I am sure the book answers lots of questions I might have had and might have made far more sense.
But thats the thing, I didn't read the book, I jsut watched the movie.
If you cnat understand the movie without referancing the books, then they shouldn't have made a movie at all.
Funny thing, the tried to avoid offending people by making the religious themes more vague…and thus offended me with their shitty movie!
I am sure the book answers lots of questions I might have had and might have made far more sense.Exactly.
But thats the thing, I didn't read the book, I jsut watched the movie.
If you cnat understand the movie without referancing the books, then they shouldn't have made a movie at all.
Funny thing, the tried to avoid offending people by making the religious themes more vague…and thus offended me with their shitty movie!
If they would've had the balls to give it the real ending and set up a sequel, the holes would be forgivable since TGC is the first part of a trilogy. But since they tried to make it "self-contained," it fails as a movie.

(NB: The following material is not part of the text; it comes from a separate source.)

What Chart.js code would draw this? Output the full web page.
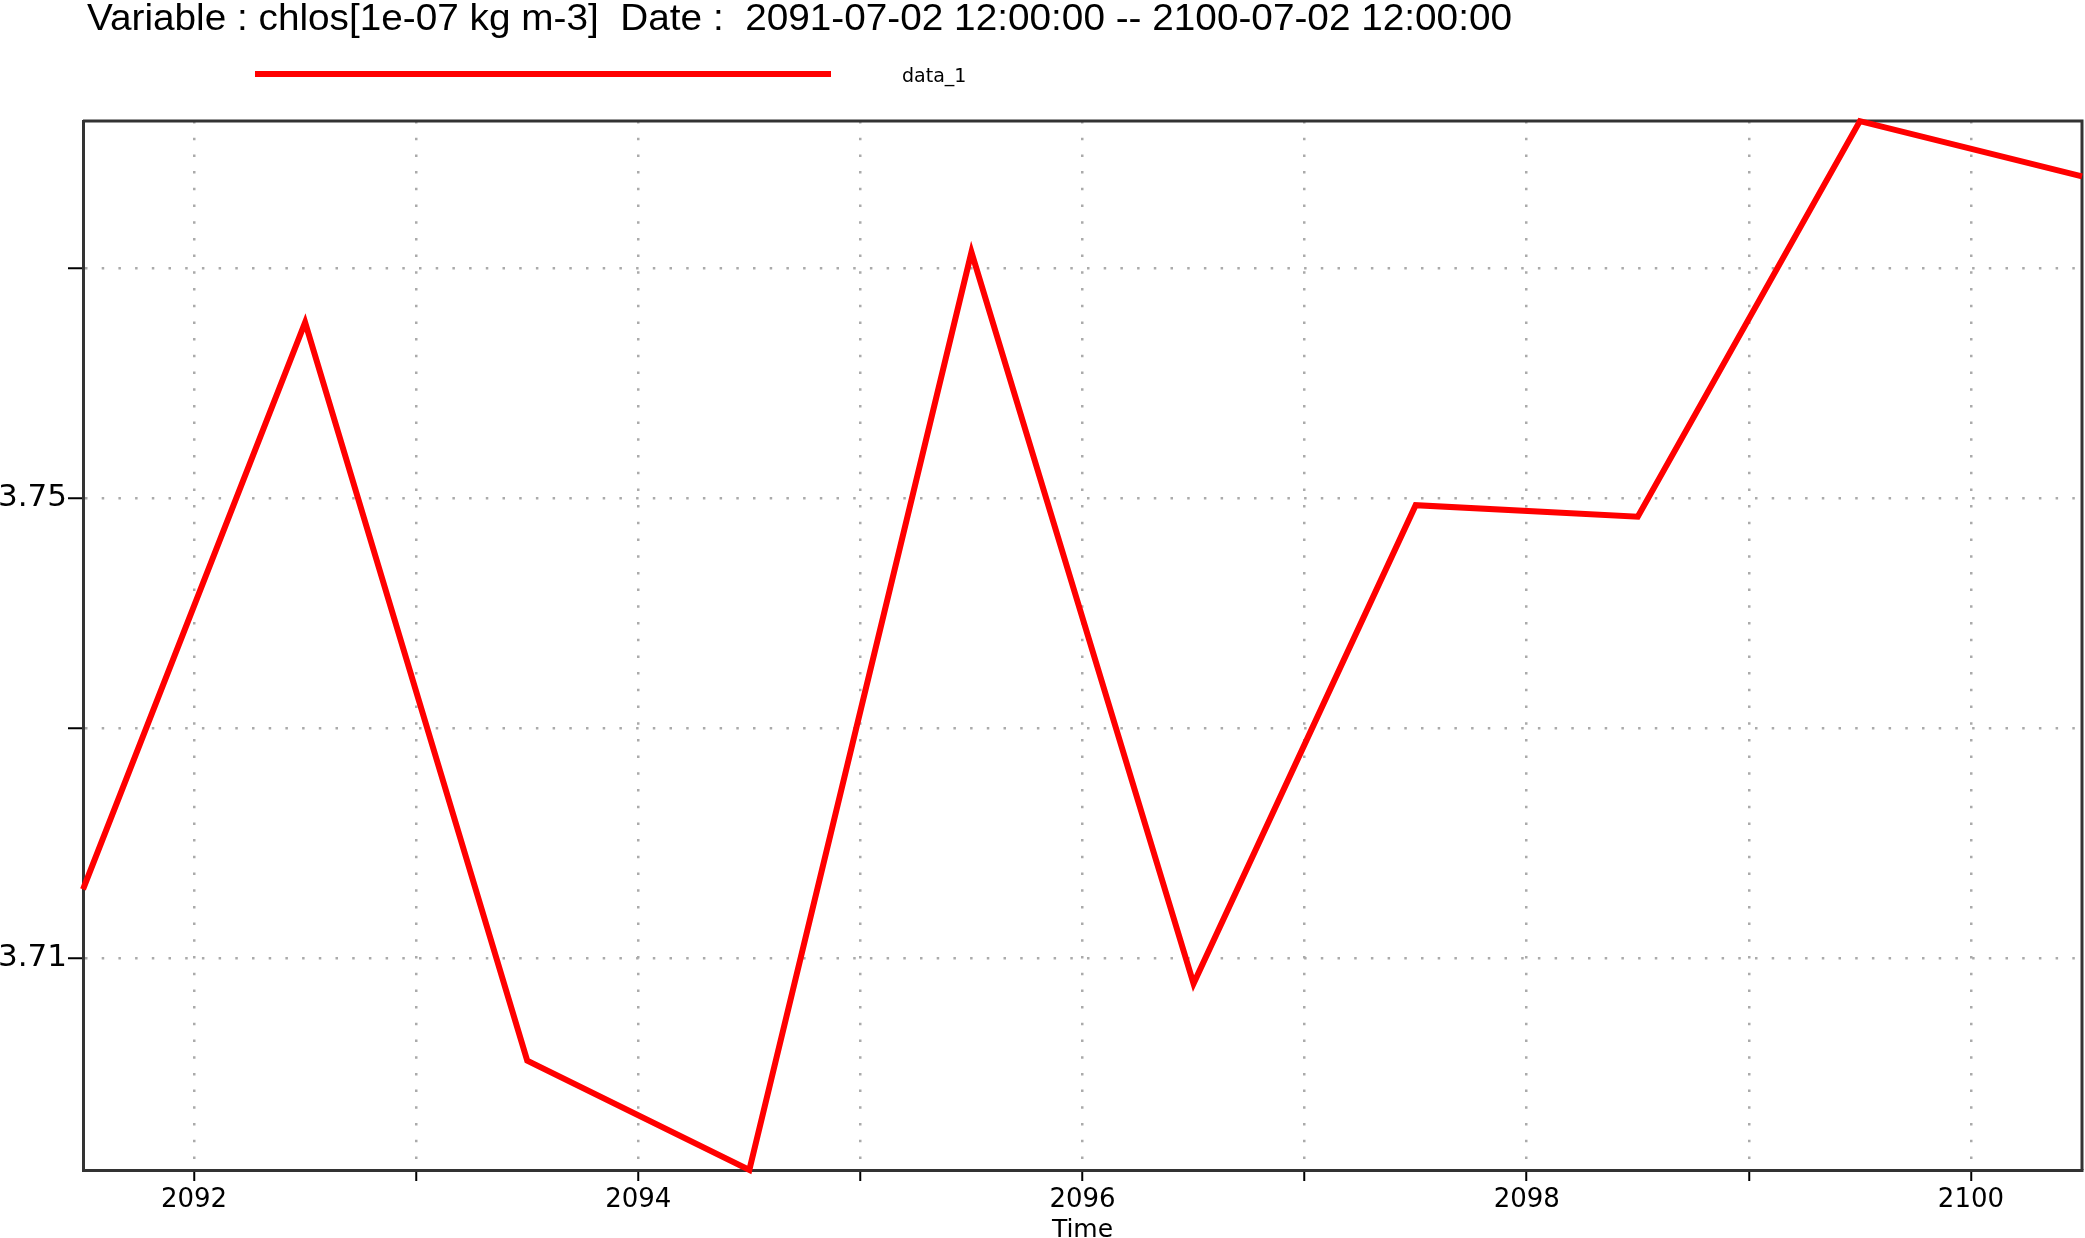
<!DOCTYPE html>
<html>
<head>
<meta charset="utf-8">
<script src="https://cdn.jsdelivr.net/npm/chart.js@4.4.1/dist/chart.umd.min.js"></script>
<style>
  html, body { margin: 0; padding: 0; background: #ffffff; }
  #wrap { position: relative; width: 2085px; height: 1238px; overflow: hidden; }
  #chart { position: absolute; left: 0; top: 0; }
  #title { position: absolute; left: 87px; top: -1px; font-family: "Liberation Sans", Arial, sans-serif; font-size: 37px; line-height: 37px; color: #000; white-space: pre; transform-origin: 0 0; }
  #legLine { position: absolute; left: 255px; top: 71px; width: 576px; height: 6px; background: #ff0000; }
  #legText { position: absolute; left: 902px; top: 66px; font-family: "DejaVu Sans", sans-serif; font-size: 19px; line-height: 19px; color: #000; white-space: pre; }
</style>
</head>
<body>
<div id="wrap">
  <canvas id="chart" width="2085" height="1238"></canvas>
  <div id="title">Variable : chlos[1e-07 kg m-3]  Date :  2091-07-02 12:00:00 -- 2100-07-02 12:00:00</div>
  <div id="legLine"></div>
  <div id="legText">data_1</div>
</div>
<script>
// ---- data ----
const years = [2091.5, 2092.5, 2093.5, 2094.5, 2095.5, 2096.5, 2097.5, 2098.5, 2099.5, 2100.5];
const chlos = [3.7160, 3.7653, 3.7011, 3.6916, 3.7714, 3.7078, 3.7494, 3.7484, 3.7828, 3.7780];
const xTicks = [2092, 2093, 2094, 2095, 2096, 2097, 2098, 2099, 2100];
const xTickLabels = ['2092', '', '2094', '', '2096', '', '2098', '', '2100'];
const yTicks = [3.71, 3.73, 3.75, 3.77];
const yTickLabels = ['3.71', '', '3.75', ''];
const seriesName = 'data_1';

// fit title width to the reference span
(function () {
  const t = document.getElementById('title');
  const w = t.getBoundingClientRect().width;
  const target = 1425;
  if (w > 0) t.style.transform = 'scaleX(' + (target / w) + ')';
})();

const points = years.map((x, i) => ({ x: x, y: chlos[i] }));

const framePlugin = {
  id: 'frame',
  beforeDatasetsDraw(chart) {
    const { ctx, chartArea: a } = chart;
    ctx.save();
    ctx.strokeStyle = '#333333';
    ctx.lineWidth = 3;
    ctx.beginPath();
    ctx.moveTo(a.left, a.top);
    ctx.lineTo(a.right, a.top);
    ctx.lineTo(a.right, a.bottom);
    ctx.stroke();
    ctx.restore();
  }
};

new Chart(document.getElementById('chart'), {
  type: 'line',
  data: {
    datasets: [{
      label: seriesName,
      data: points,
      borderColor: '#ff0000',
      backgroundColor: '#ff0000',
      borderWidth: 6,
      pointRadius: 0,
      tension: 0,
      clip: false
    }]
  },
  options: {
    responsive: false,
    animation: false,
    devicePixelRatio: 1,
    layout: { padding: { top: 121, right: 3, left: 0, bottom: 0 } },
    plugins: { legend: { display: false }, title: { display: false }, tooltip: { enabled: false } },
    scales: {
      x: {
        type: 'linear',
        min: 2091.5,
        max: 2100.5,
        afterBuildTicks: (s) => { s.ticks = xTicks.map(v => ({ value: v })); },
        afterFit: (s) => { s.height = 68; },
        ticks: {
          autoSkip: false,
          maxRotation: 0,
          padding: 4,
          color: '#000',
          font: { family: 'DejaVu Sans', size: 26 },
          callback: (v, i) => xTickLabels[i]
        },
        grid: {
          color: '#aaaaaa',
          lineWidth: 2.5,
          tickColor: '#000000',
          tickLength: 11,
          tickWidth: 2
        },
        border: { display: true, color: '#333333', width: 3, dash: [2.5, 14.2] },
        title: {
          display: true,
          text: 'Time',
          color: '#000',
          font: { family: 'DejaVu Sans', size: 25 },
          padding: { top: 0, bottom: -7 }
        }
      },
      y: {
        type: 'linear',
        min: 3.69159,
        max: 3.78281,
        afterBuildTicks: (s) => { s.ticks = yTicks.map(v => ({ value: v })); },
        afterFit: (s) => { s.width = 83; },
        ticks: {
          autoSkip: false,
          padding: 1,
          color: '#000',
          font: { family: 'DejaVu Sans', size: 31 },
          callback: (v, i) => yTickLabels[i]
        },
        grid: {
          color: '#aaaaaa',
          lineWidth: 2.5,
          tickColor: '#000000',
          tickLength: 15,
          tickWidth: 2
        },
        border: { display: true, color: '#333333', width: 3, dash: [2.5, 14.2] }
      }
    }
  },
  plugins: [framePlugin]
});
</script>
</body>
</html>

Like you, I want a movie that feels complete. Sure, the book will almost always be better, but it's up to the filmmakers to make a good movie. That's why I dislike the first two Harry Potter movies. Sure, they probably contain the most from the books, but they feel like a laundry list where Columbus and co. just ticked off the things that happened in the books instead of developing any of them (and the movies feel rushed because of it). From the third movie onward the movies get better, in my opinion, because, even though they cut lots more out, they did so to spend more time developing the important plotlines, thus making a stronger and better developed narrative for the movies.
I think too many movies are based on other things these days.
They are all based on books, tv shows, remakes of old movies, sequals to remakes of requals or some other bullshit.
Why cant we just make movies that are intended to be movies anymore? That were written especially to work in that genre?